Auer did not present sufficient evidence of this serious and specific sort of culpability. She supported her request with allegations that incriminating voicemails, [*5]  emails, and other electronic communications were lost because the city failed to properly search some computers, tablets, and phones; waited too long to search others; and generally failed to take basic steps necessary to find and preserve files that could be relevant to her case. Still, her allegations would at most prove negligence in the city's handling of electronic information, not the sort of intentional, bad-faith misconduct required to grant an adverse presumption. See Stepnes v. Ritschel, 663 F.3d 952, 965 (8th Cir. 2011) (noting that "[s]evere spoliation sanctions, such as an adverse inference instruction, are only appropriate upon a showing of bad faith").

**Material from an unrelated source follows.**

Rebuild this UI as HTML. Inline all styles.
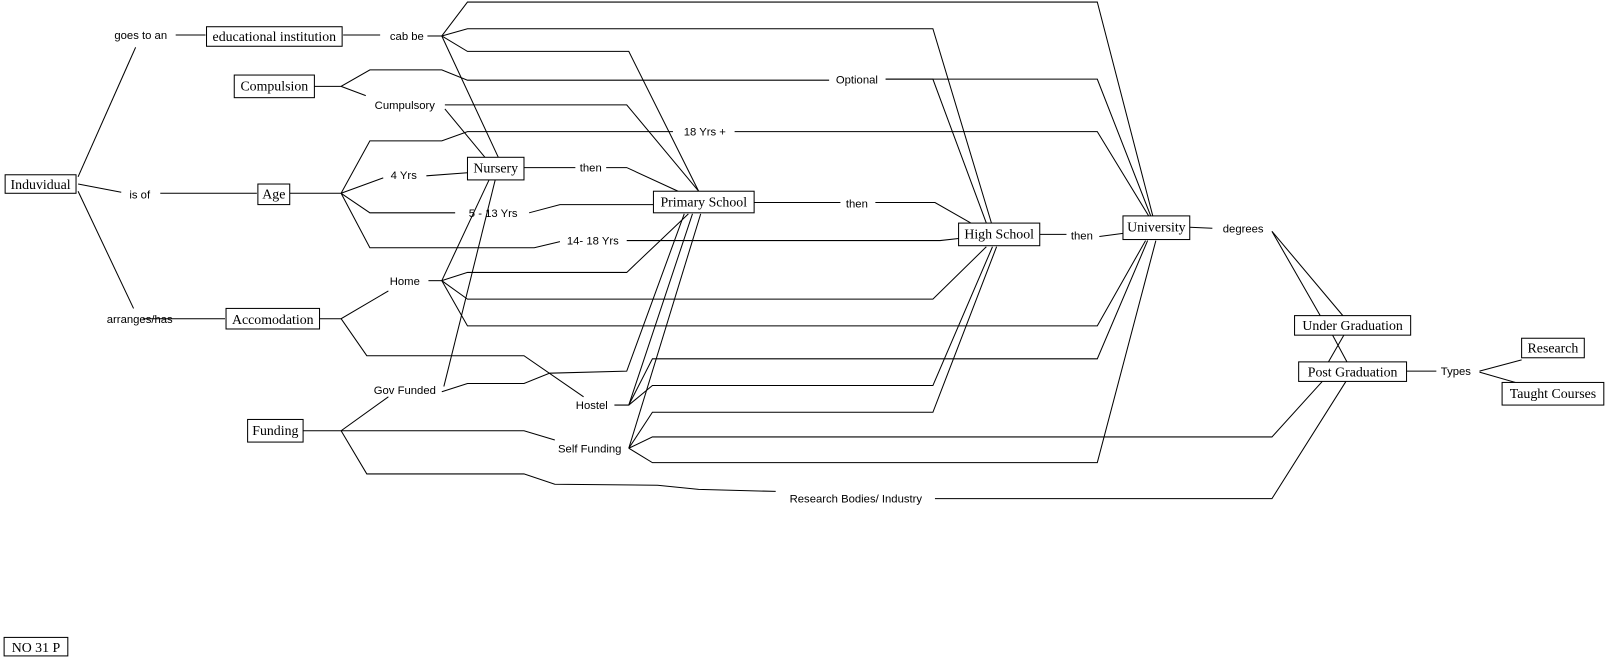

To be sure, intent can be proved indirectly and Auer did not need to find a smoking gun before she could seek sanctions against the city. See Morris v. Union Pac. R.R., 373 F.3d 896, 901-02 (8th Cir. 2004). But without even circumstantial evidence that city personnel had knowledge that relevant files were being lost (if indeed they were), the record cannot support a finding that the city "inten[ded] to deprive" Auer of information she could have used in this case. Fed. R. Civ. P. 37(e)(2); cf. Morris, 373 F.3d at 902-03 (holding that it was improper to instruct the jury it could assume missing evidence was unfavorable to a party when the record did not support an inference that the party [*6]  "consciously permitted" its destruction). The relief Auer sought was therefore unavailable as a matter of law.


The Honorable Daniel L. Hovland, Chief Judge, United States District Court for the District of North Dakota.

Auer also sought permission to search for evidence she thinks was never lost but was simply hard to find, such as deleted emails that might still be present in the city's electronic archives. The district court was within its discretion to deny her request, which was undeveloped and unsupported by citations to authority. Cf., e.g., United States v. Sigillito, 759 F.3d 913, 933 (8th Cir. 2014).